La mort encore, mais elle n’est pas symbolique, elle est littérale. Elle est le fruit poétique des dieux grecs et romains. Elle est l’opposé du roi du Grand Siècle, l’opposé du Soleil de Versailles. Et justement, Louis XIV goûtait à ses références antiques, à ses dieux qui personnifiaient les éléments. Après tout, ne se représente-t-il pas maître de la nature. L’eau ne s’écoule-t-elle pas selon son désir ? Le soleil ne se couche-t-il pas dans l’axe de la façade de sa chambre le jour de la Saint-Louis, comme une révérence de l’astre à son représentant terrestre ?
Cette nature et sa mythologie se retrouvent partout dans le palais de Versailles. Une nature personnifiée par les saisons. Apollon à l’été, Flore au printemps, Cérès à l’automne et Saturne à l’hiver. Si le Roi-Soleil est légitimé par la volonté du Dieu chrétien, les dieux païens envahissent l’art français du XVIIe et du début du XVIIIe siècle. Mais dans ces conditions, n’y a-t-il pas plus à voir dans ces saisons mythologiques et particulièrement celle de l’hiver, que la mort de la nature ?

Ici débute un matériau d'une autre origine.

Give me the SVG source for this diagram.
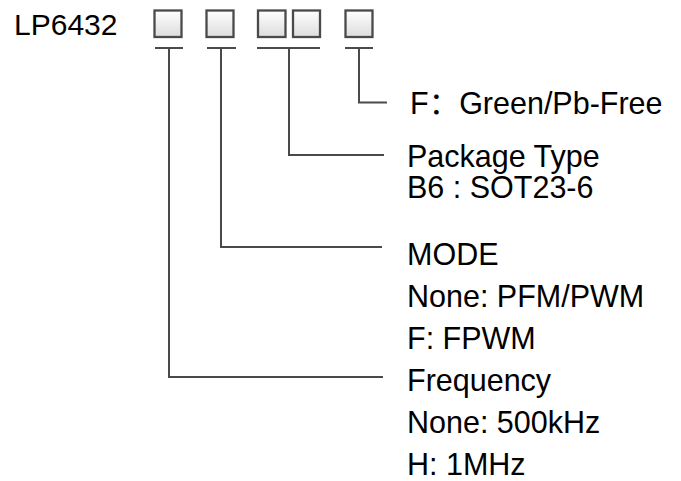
<svg xmlns="http://www.w3.org/2000/svg" width="681" height="481" viewBox="0 0 681 481">
<defs>
<linearGradient id="bg" x1="0" y1="0" x2="0" y2="1">
<stop offset="0" stop-color="#ffffff"/>
<stop offset="1" stop-color="#dcdcdc"/>
</linearGradient>
<style>
.box{fill:url(#bg);stroke:#4a4a4a;stroke-width:2.3}
.ln{fill:none;stroke:#4a4a4a;stroke-width:2}
text{font-family:"Liberation Sans","Noto Sans CJK SC",Arial,sans-serif;font-size:30.5px;fill:#000}
</style>
</defs>
<rect width="681" height="481" fill="#fff"/>
<g id="title"><text x="14" y="35" style="font-size:30px">LP6432</text></g>
<g id="box1"><rect class="box" x="154.5" y="10.5" width="27" height="26.5"/></g>
<g id="box2"><rect class="box" x="206.5" y="10.5" width="27" height="26.5"/></g>
<g id="box3"><rect class="box" x="258" y="10.5" width="27.5" height="26.5"/></g>
<g id="box4"><rect class="box" x="293" y="10.5" width="27" height="26.5"/></g>
<g id="box5"><rect class="box" x="345.5" y="10.5" width="27" height="26.5"/></g>
<g id="connectors">
<path class="ln" d="M155,48H183M169,48V377H383"/>
<path class="ln" d="M207,48H236M221,48V247H382"/>
<path class="ln" d="M257,48H320M289,48V155H384"/>
<path class="ln" d="M345,48H373M359,48V102.5H387"/>
</g>
<g id="label-f"><text x="410" y="114">F：Green/Pb-Free</text></g>
<g id="label-package"><text x="407" y="167">Package Type</text><text x="407" y="198">B6 : SOT23-6</text></g>
<g id="label-mode"><text x="407" y="265">MODE</text><text x="407" y="307">None: PFM/PWM</text><text x="407" y="349">F: FPWM</text></g>
<g id="label-freq"><text x="407" y="391">Frequency</text><text x="407" y="433">None: 500kHz</text><text x="407" y="475">H: 1MHz</text></g>
</svg>
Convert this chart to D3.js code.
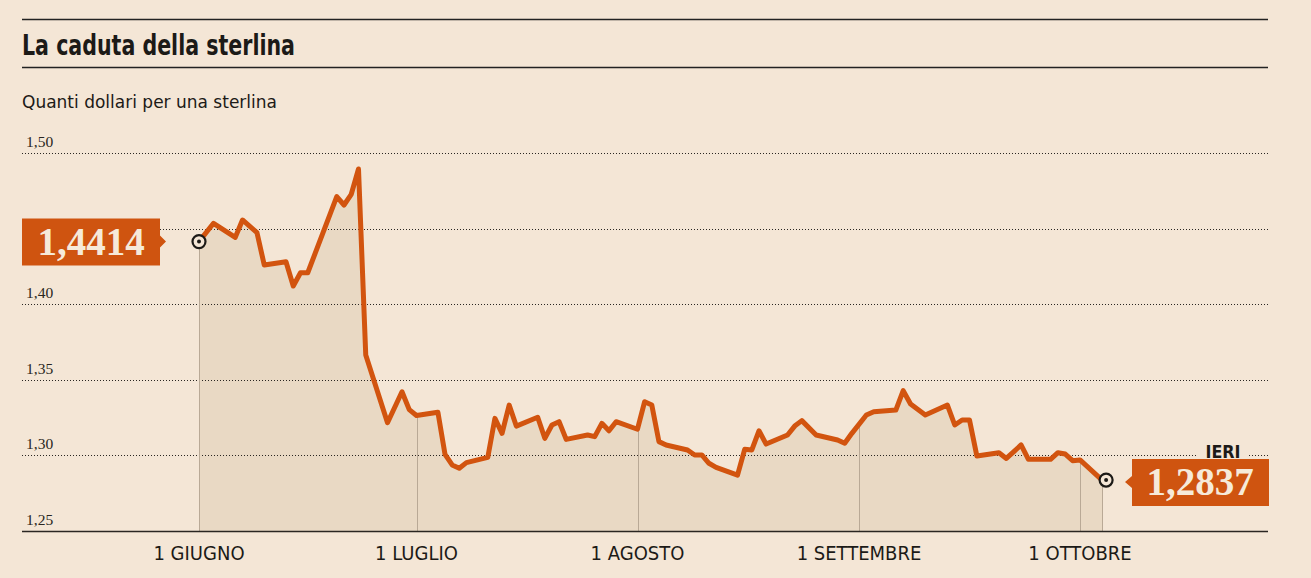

Saturne est une figure double, il n’est pas uniquement la représentation mythologique des journées les plus courtes, mais aussi de l’impulsion positive qui s’en suit. Il est un Dieu qui dévore ses enfants, comme l’a si bien représenté Goya dans l’une de ses peintures noires, mais il est également, après avoir été détrôné par Jupiter, un monarque terrestre représentant l’âge d’or duquel découle la naissance de la civilisation latine. C’est d’ailleurs à cet âge d’or que l’on doit les Saturnales, ces journées de fêtes durant lesquels maîtres et esclaves étaient sur le même pied d’égalité. Saturne est donc à la fois associé à la violence et à la paix, à la mort et à la vie.